FINRA Regulatory Notice 11-39

FINRA recently released the Regulatory Notice 11-39. Notice 11-39 supplements Notice 10-06 in the first round of guidance issued by FINRA in January 2010. Notice that 11-39 is not meant to alter the principles of 10-06, but rather answer additional questions that firms have raised regarding the application of the rules to social media use during the past 21 months.

Below are some key clarifications to questions impacting Erado’s customers. These are Erado’s opinions and are NOT to be considered legal advice. They are not endorsed by FINRA or any other regulatory body.

“As part of [his or her] responsibility, a registered principal must review prior to use on any social media site that an associated person intends to employ for a business purpose. The registered principal may approve use of the site for a business purpose only if the registered principal has determined that the associated person can and will comply with all applicable FINRA rules,  federal securities laws including record keeping requirements, and any additional obligations established by the firm.”

Erado’s interpretation
What does “review prior to use on any social media site” mean? Our interpretation is that social media sites such as Facebook, LinkedIn, Twitter, Blogs, etc. need to be reviewed, and approved for advisor use. Therefore, if a policy isn’t already in place, then one should be created defining what social media sites are approved for advisor use.

“The registered principal must review an associated person’s proposed social media site in the form in which it will be ‘launched.’ Some firms require a registered principal to review the first posting by an associated person on an interactive forum within the site. This approach can help to ensure that the registered principal will be reviewing not only the initial communication, but the social media site itself in its completed design.”

Erado’s interpretation
What is “the form in which it will be ‘launched’” mean? Our interpretation is that a principal must review a draft of the static content such as a profile or blog post prior to posting. This follows current advertising review polices, and therefore has no measurable effect on the firms social media use or policy.

“FINRA considers unscripted participation in an interactive electronic forum to come within the definition of “public appearance” under NASD Rule 2210. Public appearances do not require prior approval by a registered principal.”

Erado’s interpretation
Comments on another’s post will be considered a “public appearance,” and need not be pre-approved by a firm principal. Post review of this content is allowed.

“Interactive content can become static. For example, interactive content could be copied or forwarded and posted in a static forum, such as a blog or static area of a web page, in a manner that renders it static content. It then would constitute as an advertisement under NASD Rule 2210, requiring prior approval by a registered principal of the firm. A static posting is deemed an “advertisement” under NASD Rule 2210, and therefore requires a registered principal to approve the posting prior to use.”

Erado’s interpretation
If you re-post or redistribute an interactive post or tweet to a static forum, such as an advisor’s blog or website, the content changes from interactive to static, and must be pre-approved. This follows current advertising policies. If a policy is not currently in effect to restrict or prohibit real time social media site feeds to an advisers blog, or website, it is not in place and a policy should be created.

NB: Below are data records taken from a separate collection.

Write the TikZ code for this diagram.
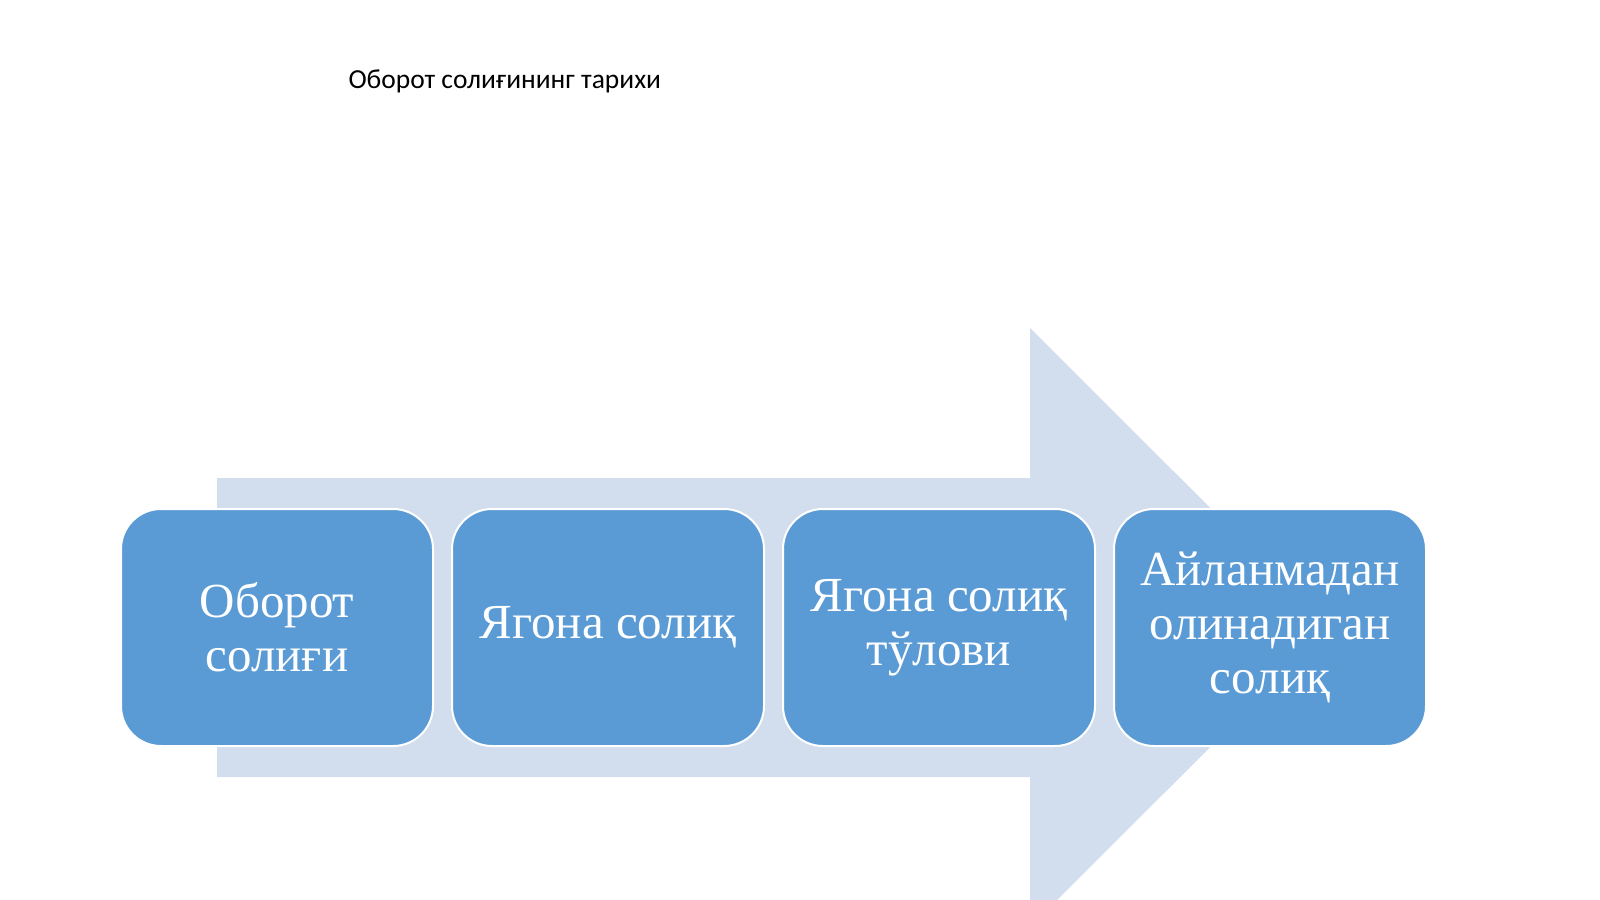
\documentclass[tikz,border=0pt]{standalone}
\usepackage{fontspec}
\setmainfont{Liberation Serif}
\newfontfamily\titlefont{Carlito}
\definecolor{boxblue}{HTML}{5B9BD5}
\definecolor{arrowblue}{HTML}{D2DEEE}
\begin{document}
\begin{tikzpicture}[x=1pt,y=-1pt,
  stepbox/.style={draw=white,line width=2pt,fill=boxblue,rounded corners=40pt,minimum width=312pt,minimum height=237pt,text=white,align=center,font=\fontsize{49}{54}\selectfont,inner sep=0pt}]
\useasboundingbox (0,0) rectangle (1600,899);
\begin{scope}
\clip (0,0) rectangle (1600,899);
\fill[arrowblue] (217,478) -- (1030,478) -- (1030,328) -- (1330,627.5) -- (1030,927) -- (1030,777) -- (217,777) -- cycle;
\end{scope}
\node[anchor=west,font=\titlefont\fontsize{27.5}{32}\selectfont] (title) at (345,81) {Оборот солиғининг тарихи};
\node[stepbox] (a) at (277,627.5) {Оборот\\солиғи};
\node[stepbox] (b) at (608,627.5) {Ягона солиқ};
\node[stepbox] (c) at (939,627.5) {Ягона солиқ\\тўлови};
\node[stepbox] (d) at (1270,627.5) {Айланмадан\\олинадиган\\солиқ};
\end{tikzpicture}
\end{document}
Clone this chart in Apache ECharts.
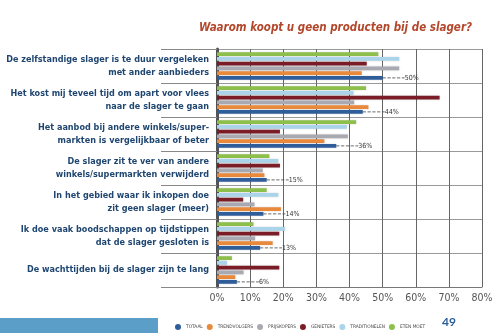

“Some firms require each associated person to certify annually, or on a more frequent basis that the associated person is acting in a manner consistent with such policies.”

Erado’s interpretation
If you do not have a formal social media certification and training program, now is the time to create one.

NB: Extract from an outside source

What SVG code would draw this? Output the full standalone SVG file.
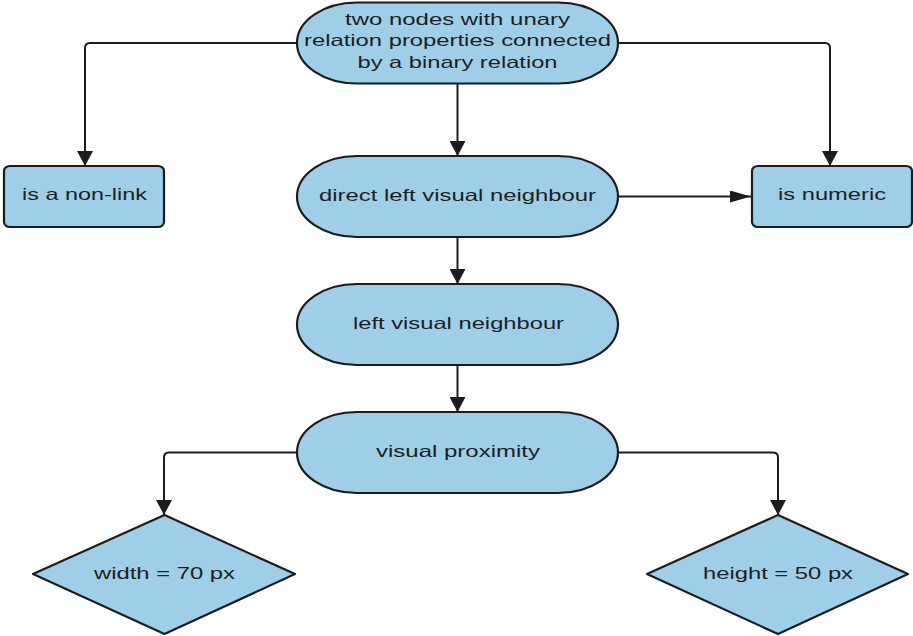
<svg xmlns="http://www.w3.org/2000/svg" width="913" height="636" viewBox="0 0 913 636">
<style>
.n{fill:#9fcfe8;stroke:#1c1c1c;stroke-width:2.2;stroke-linejoin:round}
.t{font-family:"Liberation Sans",Arial,sans-serif;font-size:16.5px;fill:#1e1e1e;text-anchor:middle}
.c{fill:none;stroke:#1c1c1c;stroke-width:2}
</style>
<defs>
<marker id="arrV" markerUnits="userSpaceOnUse" viewBox="0 0 15 16" markerWidth="15" markerHeight="16" refX="15" refY="8" orient="auto"><path d="M0,0 L15,8 L0,16 z" fill="#1c1c1c"/></marker>
<marker id="arrH" markerUnits="userSpaceOnUse" viewBox="0 0 21 12" markerWidth="21" markerHeight="12" refX="21" refY="6" orient="auto"><path d="M0,0 L21,6 L0,12 z" fill="#1c1c1c"/></marker>
</defs>
<rect width="913" height="636" fill="#ffffff"/>
<g id="connectors">
<path class="c" d="M297,43 H90 Q85,43 85,48 V166" marker-end="url(#arrV)"/>
<path class="c" d="M618,43 H825 Q830,43 830,48 V166" marker-end="url(#arrV)"/>
<path class="c" d="M457.5,83 V156" marker-end="url(#arrV)"/>
<path class="c" d="M618,196.5 H751" marker-end="url(#arrH)"/>
<path class="c" d="M457.5,237 V284" marker-end="url(#arrV)"/>
<path class="c" d="M457.5,365 V412" marker-end="url(#arrV)"/>
<path class="c" d="M297,452.5 H169 Q164,452.5 164,457.5 V515" marker-end="url(#arrV)"/>
<path class="c" d="M618,452.5 H773 Q778,452.5 778,457.5 V515" marker-end="url(#arrV)"/>
</g>
<g id="n_top">
<rect class="n" x="297" y="2.5" width="321" height="81" rx="60" ry="40.5"/>
<text class="t" x="457.5" y="24.5" textLength="225" lengthAdjust="spacingAndGlyphs">two nodes with unary</text>
<text class="t" x="457.5" y="46" textLength="307" lengthAdjust="spacingAndGlyphs">relation properties connected</text>
<text class="t" x="457.5" y="67.5" textLength="200" lengthAdjust="spacingAndGlyphs">by a binary relation</text>
</g>
<g id="n_nonlink">
<rect class="n" x="4" y="166" width="160" height="61" rx="6" ry="5"/>
<text class="t" x="84.5" y="200" textLength="125" lengthAdjust="spacingAndGlyphs">is a non-link</text>
</g>
<g id="n_numeric">
<rect class="n" x="752" y="166" width="160" height="61" rx="6" ry="5"/>
<text class="t" x="832" y="200" textLength="108" lengthAdjust="spacingAndGlyphs">is numeric</text>
</g>
<g id="n_direct">
<rect class="n" x="297" y="156" width="321" height="81" rx="60" ry="40.5"/>
<text class="t" x="457.5" y="201" textLength="277" lengthAdjust="spacingAndGlyphs">direct left visual neighbour</text>
</g>
<g id="n_left">
<rect class="n" x="297" y="284" width="321" height="81" rx="60" ry="40.5"/>
<text class="t" x="458.5" y="329" textLength="211" lengthAdjust="spacingAndGlyphs">left visual neighbour</text>
</g>
<g id="n_prox">
<rect class="n" x="297" y="412" width="321" height="81" rx="60" ry="40.5"/>
<text class="t" x="458" y="457" textLength="164" lengthAdjust="spacingAndGlyphs">visual proximity</text>
</g>
<g id="n_width">
<polygon class="n" points="164.5,515 295,574 164.5,634 33,574"/>
<text class="t" x="164.5" y="579" textLength="141" lengthAdjust="spacingAndGlyphs">width = 70 px</text>
</g>
<g id="n_height">
<polygon class="n" points="778,515 908,574 778,634 647,574"/>
<text class="t" x="778" y="579" textLength="150" lengthAdjust="spacingAndGlyphs">height = 50 px</text>
</g>
</svg>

“If a third party posts a business-related communication, such as a question about a security on an associated person’s personal social media site, […] the associated person [may] respond to the communication […] provided that the response does not violate the firm’s policies concerning participation on a personal social media site. If a firm has a policy stating that an associated person may not use a personal social media site for business purposes, then a substantive response by the associated person would violate this policy. Some firms permit a non-substantive response, and pre-approved statements that their associated persons may make to respond to such posts and that direct the third party to other firm-approved communication media, such as the firm’s email system.”

Erado’s interpretation
If the firm’s polices allow use of a personal account for business purposes, then you can answer inquiries related to the firm’s products, and services without violating FINRA rules. All of the content of the personal site must be captured, and reviewed based on the firm’s policy.

“Under NASD Rule 2210, a firm that co-brands any part of a third-party site, such as placing the firm’s logo prominently on the site, it is responsible for the content of the entire site.”

Erado’s interpretation
If policy allows your firm’s logo to be placed on the site you are “adopting” or “becoming entangled with,” the firm can be held responsible for any non-compliant content as if it distributed that content itself, both the site and the content on the site.

“In order to ensure that the business communications are readily retrievable without necessitating the capture of personal communications made on the same device, firms should have the ability to separate business and personal communications, such as by requiring that the associated persons use a separately identifiable application on the device for their business communications. If possible, this application should provide a secure portal into the firm’s own communication system, particularly if confidential customer information may be shared. If the firm has the ability to separate business and personal communications, and has adequate electronic communications policies and procedures regarding usage, then the firm is not required to supervise the personal emails made on these devices. Of course, firms also are free to treat all communications made through the personal communication device as business communications.”

Erado’s interpretation
If you develop and implement policy to have separate personal accounts from business accounts, you are not required to monitor and archive personal accounts.